Open Letter to New Zealanders
By Rt Hon Jenny Shipley
Leader of the Opposition
This first ANZAC Day of the new millennium allows us to acknowledge and remember those who fought for freedom, to honour those who lost their lives doing so and to learn the lessons of history so we don’t repeat them.
On the walls of the Parliamentary debating chamber are the names of the battles where New Zealand service personnel have fought and died. They are a constant reminder to us of the need to rise above the mire of politics and concentrate on our future and the good of the nation. The security of New Zealand is the first responsibility of a Government. It usually enjoys multi-party support. This year, as we commemorate the first ANZAC Day of this century, debate on the future of our armed forces is reaching a crucial stage.
Will we be fully equipped and independent? Will we share the burden or freeload? Will we be able to provide full cover for our ground forces? Are we still capable of contributing to regional security and protecting our economic zone?

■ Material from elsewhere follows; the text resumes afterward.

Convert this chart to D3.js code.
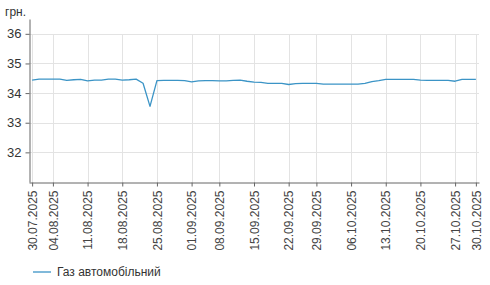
<!DOCTYPE html>
<html>
<head>
<meta charset="utf-8">
<script src="https://cdn.jsdelivr.net/npm/d3@7"></script>
<style>
  body { margin: 0; background: #fff; }
  svg { font-family: Arial, "Liberation Sans", sans-serif; }
</style>
</head>
<body>
<svg id="chart" width="490" height="285"></svg>
<script>
// дні з даними (робочі дні)
var dates = [
    "30.07.2025", "31.07.2025", "01.08.2025",
    "04.08.2025", "05.08.2025", "06.08.2025", "07.08.2025", "08.08.2025",
    "11.08.2025", "12.08.2025", "13.08.2025", "14.08.2025", "15.08.2025",
    "18.08.2025", "19.08.2025", "20.08.2025", "21.08.2025", "22.08.2025",
    "25.08.2025", "26.08.2025", "27.08.2025", "28.08.2025", "29.08.2025",
    "01.09.2025", "02.09.2025", "03.09.2025", "04.09.2025",
    "08.09.2025", "09.09.2025", "10.09.2025", "11.09.2025", "12.09.2025",
    "15.09.2025", "16.09.2025", "17.09.2025", "18.09.2025", "19.09.2025",
    "22.09.2025", "23.09.2025", "24.09.2025", "25.09.2025",
    "29.09.2025", "30.09.2025", "01.10.2025", "02.10.2025", "03.10.2025",
    "06.10.2025", "07.10.2025", "08.10.2025", "09.10.2025", "10.10.2025",
    "13.10.2025", "14.10.2025", "15.10.2025", "16.10.2025", "17.10.2025",
    "20.10.2025", "21.10.2025", "22.10.2025", "23.10.2025", "24.10.2025",
    "27.10.2025", "28.10.2025", "29.10.2025", "30.10.2025"
];

// Газ автомобільний, грн.
var gasPrice = [
    34.44, 34.47, 34.47,
    34.47, 34.47, 34.43, 34.45, 34.46,
    34.41, 34.44, 34.44, 34.47, 34.47,
    34.44, 34.45, 34.47, 34.33, 33.55,
    34.42, 34.43, 34.43, 34.43, 34.42,
    34.38, 34.41, 34.42, 34.42,
    34.41, 34.41, 34.43, 34.44, 34.40,
    34.37, 34.36, 34.33, 34.33, 34.33,
    34.29, 34.32, 34.33, 34.33,
    34.33, 34.30, 34.30, 34.30, 34.30,
    34.30, 34.30, 34.33, 34.39, 34.42,
    34.46, 34.46, 34.46, 34.46, 34.46,
    34.44, 34.43, 34.43, 34.43, 34.43,
    34.40, 34.46, 34.46, 34.46
];

var tickDates = [
    "30.07.2025", "04.08.2025", "11.08.2025", "18.08.2025", "25.08.2025",
    "01.09.2025", "08.09.2025", "15.09.2025", "22.09.2025", "29.09.2025",
    "06.10.2025", "13.10.2025", "20.10.2025", "27.10.2025", "30.10.2025"
];
var yTicks = [32, 33, 34, 35, 36];

var seriesName = "Газ автомобільний";
var unitLabel = "грн.";

var svg = d3.select("#chart");
var plotLeft = 29, plotRight = 479, plotTop = 19, plotBottom = 182;
var lineColor = "#3b94c6";

var x = d3.scalePoint()
    .domain(dates)
    .range([plotLeft, plotRight])
    .padding(0.45);

var y = d3.scaleLinear()
    .domain([31, 36.5])
    .range([plotBottom, plotTop]);

// сітка
svg.append("g")
    .selectAll("line")
    .data(yTicks)
    .enter().append("line")
    .attr("x1", plotLeft).attr("x2", plotRight)
    .attr("y1", function(d) { return Math.round(y(d)) + 0.5; })
    .attr("y2", function(d) { return Math.round(y(d)) + 0.5; })
    .attr("stroke", "#e3e3e3");

svg.append("g")
    .selectAll("line")
    .data(tickDates)
    .enter().append("line")
    .attr("x1", function(d) { return Math.round(x(d)) + 0.5; })
    .attr("x2", function(d) { return Math.round(x(d)) + 0.5; })
    .attr("y1", Math.round(y(36)))
    .attr("y2", plotBottom)
    .attr("stroke", "#e3e3e3");

// осі
var yAxis = svg.append("g")
    .attr("transform", "translate(" + (plotLeft + 0.5) + ",0)")
    .call(d3.axisLeft(y).tickValues(yTicks).tickFormat(d3.format("d"))
        .tickSize(4).tickPadding(4).tickSizeOuter(0));
yAxis.select(".domain").attr("stroke", "#666");
yAxis.selectAll(".tick line").attr("stroke", "#666");
yAxis.selectAll("text")
    .attr("fill", "#333")
    .style("font-size", "13px");

var xAxis = svg.append("g")
    .attr("transform", "translate(0," + (plotBottom + 0.5) + ")")
    .call(d3.axisBottom(x).tickValues(tickDates).tickSize(4).tickSizeOuter(0));
xAxis.select(".domain").attr("stroke", "#666");
xAxis.selectAll(".tick line").attr("stroke", "#666");
xAxis.selectAll("text")
    .attr("fill", "#444")
    .style("font-size", "12px")
    .style("text-anchor", "end")
    .attr("transform", "rotate(-90)")
    .attr("x", -8)
    .attr("y", 0)
    .attr("dy", "0.35em");

// лінія
var line = d3.line()
    .x(function(d, i) { return x(dates[i]); })
    .y(function(d) { return y(d); });

svg.append("path")
    .datum(gasPrice)
    .attr("d", line)
    .attr("fill", "none")
    .attr("stroke", lineColor)
    .attr("stroke-width", 1.3)
    .attr("stroke-linejoin", "round");

// підпис одиниць
svg.append("text")
    .attr("x", 5)
    .attr("y", 16)
    .attr("fill", "#333")
    .style("font-size", "12px")
    .text(unitLabel);

// легенда
var legend = svg.append("g").attr("transform", "translate(33,272)");
legend.append("line")
    .attr("x1", 0).attr("x2", 18)
    .attr("stroke", lineColor)
    .attr("stroke-width", 1.3);
legend.append("text")
    .attr("x", 24)
    .attr("dy", "0.35em")
    .attr("fill", "#333")
    .style("font-size", "12px")
    .text(seriesName);
</script>
</body>
</html>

New Zealand has traditionally been capable of all four. This is now being put in doubt by the current Government. We have historically had combat capacity in each of the three services. The services have been able to work together for mutual benefit and improved effectiveness, particularly where the safety of our troops was concerned. Military history tells us that air cover is crucial to the safety of troops on the ground.
In 1997 the then Government agreed to increase Defence spending by $600m over 5 years. The current Government has announced that it will conduct a comprehensive Defence Review this year. We must seize the opportunity to plan for the defence force we will need in the future. It is crucial that the Government takes on board the lessons from previous, less successful reviews and ensures there is meaningful consultation with other political parties and members of the public. The safety of our service men and women, the future security of New Zealand and our sphere of influence in the region are at risk here.
As New Zealanders commemorate ANZAC Day, there are many sobering things to remember, not least of which is the fact that in the years leading up to World War II, New Zealand spent half as much per capita on defence as Australia. During the war, New Zealand, per capita, took twice as many casualties.
As we plan for the future, we must pause and reflect, and we must learn the lessons of the past. We will remember them. Lest we forget.